**Source material**
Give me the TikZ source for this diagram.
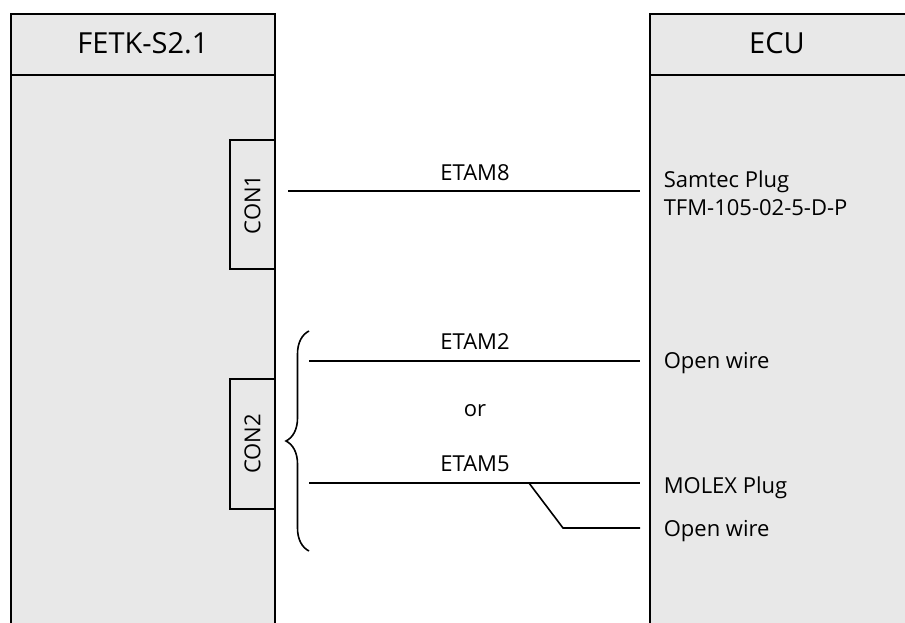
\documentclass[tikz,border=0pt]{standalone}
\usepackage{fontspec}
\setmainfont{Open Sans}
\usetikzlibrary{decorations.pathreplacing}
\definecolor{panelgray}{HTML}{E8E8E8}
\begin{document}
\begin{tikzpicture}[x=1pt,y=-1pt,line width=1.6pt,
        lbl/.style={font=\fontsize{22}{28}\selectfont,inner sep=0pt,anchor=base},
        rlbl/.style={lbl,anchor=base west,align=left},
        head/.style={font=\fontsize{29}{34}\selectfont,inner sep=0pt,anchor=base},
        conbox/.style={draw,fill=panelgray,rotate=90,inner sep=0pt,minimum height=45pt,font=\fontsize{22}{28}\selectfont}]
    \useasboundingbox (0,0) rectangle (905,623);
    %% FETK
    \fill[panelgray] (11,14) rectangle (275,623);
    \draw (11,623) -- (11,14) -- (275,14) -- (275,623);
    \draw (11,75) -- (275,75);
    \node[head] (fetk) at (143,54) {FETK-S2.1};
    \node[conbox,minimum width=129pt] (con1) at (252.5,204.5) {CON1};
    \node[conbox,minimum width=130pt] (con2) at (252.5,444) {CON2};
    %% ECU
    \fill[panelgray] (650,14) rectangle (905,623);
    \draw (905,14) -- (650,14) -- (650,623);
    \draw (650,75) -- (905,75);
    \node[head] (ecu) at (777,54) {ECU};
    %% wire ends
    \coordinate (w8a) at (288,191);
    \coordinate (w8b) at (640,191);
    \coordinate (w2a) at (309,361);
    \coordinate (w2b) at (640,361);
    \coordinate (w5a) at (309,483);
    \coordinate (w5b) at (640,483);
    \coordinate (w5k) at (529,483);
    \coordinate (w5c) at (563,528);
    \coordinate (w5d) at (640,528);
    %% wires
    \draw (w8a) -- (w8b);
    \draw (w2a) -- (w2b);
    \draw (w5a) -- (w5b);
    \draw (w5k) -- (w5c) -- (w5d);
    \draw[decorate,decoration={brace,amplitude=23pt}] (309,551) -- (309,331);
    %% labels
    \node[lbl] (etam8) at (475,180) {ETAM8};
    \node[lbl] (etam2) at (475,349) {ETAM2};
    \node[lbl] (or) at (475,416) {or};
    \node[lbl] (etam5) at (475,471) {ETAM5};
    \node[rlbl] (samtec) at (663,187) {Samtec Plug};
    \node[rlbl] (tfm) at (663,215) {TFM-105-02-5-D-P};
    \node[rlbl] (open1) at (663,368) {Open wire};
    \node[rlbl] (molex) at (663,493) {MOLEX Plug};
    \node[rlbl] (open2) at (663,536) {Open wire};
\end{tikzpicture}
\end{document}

**Problem to work on**
Copy the data word for word. Pictures do not go in the copy.

**The completed task**
Give me the TikZ source for this diagram.
\documentclass[tikz,border=0pt]{standalone}
\usepackage{fontspec}
\setmainfont{Open Sans}
\usetikzlibrary{decorations.pathreplacing}
\definecolor{panelgray}{HTML}{E8E8E8}
\begin{document}
\begin{tikzpicture}[x=1pt,y=-1pt,line width=1.6pt,
        lbl/.style={font=\fontsize{22}{28}\selectfont,inner sep=0pt,anchor=base},
        rlbl/.style={lbl,anchor=base west,align=left},
        head/.style={font=\fontsize{29}{34}\selectfont,inner sep=0pt,anchor=base},
        conbox/.style={draw,fill=panelgray,rotate=90,inner sep=0pt,minimum height=45pt,font=\fontsize{22}{28}\selectfont}]
    \useasboundingbox (0,0) rectangle (905,623);
    %% FETK
    \fill[panelgray] (11,14) rectangle (275,623);
    \draw (11,623) -- (11,14) -- (275,14) -- (275,623);
    \draw (11,75) -- (275,75);
    \node[head] (fetk) at (143,54) {FETK-S2.1};
    \node[conbox,minimum width=129pt] (con1) at (252.5,204.5) {CON1};
    \node[conbox,minimum width=130pt] (con2) at (252.5,444) {CON2};
    %% ECU
    \fill[panelgray] (650,14) rectangle (905,623);
    \draw (905,14) -- (650,14) -- (650,623);
    \draw (650,75) -- (905,75);
    \node[head] (ecu) at (777,54) {ECU};
    %% wire ends
    \coordinate (w8a) at (288,191);
    \coordinate (w8b) at (640,191);
    \coordinate (w2a) at (309,361);
    \coordinate (w2b) at (640,361);
    \coordinate (w5a) at (309,483);
    \coordinate (w5b) at (640,483);
    \coordinate (w5k) at (529,483);
    \coordinate (w5c) at (563,528);
    \coordinate (w5d) at (640,528);
    %% wires
    \draw (w8a) -- (w8b);
    \draw (w2a) -- (w2b);
    \draw (w5a) -- (w5b);
    \draw (w5k) -- (w5c) -- (w5d);
    \draw[decorate,decoration={brace,amplitude=23pt}] (309,551) -- (309,331);
    %% labels
    \node[lbl] (etam8) at (475,180) {ETAM8};
    \node[lbl] (etam2) at (475,349) {ETAM2};
    \node[lbl] (or) at (475,416) {or};
    \node[lbl] (etam5) at (475,471) {ETAM5};
    \node[rlbl] (samtec) at (663,187) {Samtec Plug};
    \node[rlbl] (tfm) at (663,215) {TFM-105-02-5-D-P};
    \node[rlbl] (open1) at (663,368) {Open wire};
    \node[rlbl] (molex) at (663,493) {MOLEX Plug};
    \node[rlbl] (open2) at (663,536) {Open wire};
\end{tikzpicture}
\end{document}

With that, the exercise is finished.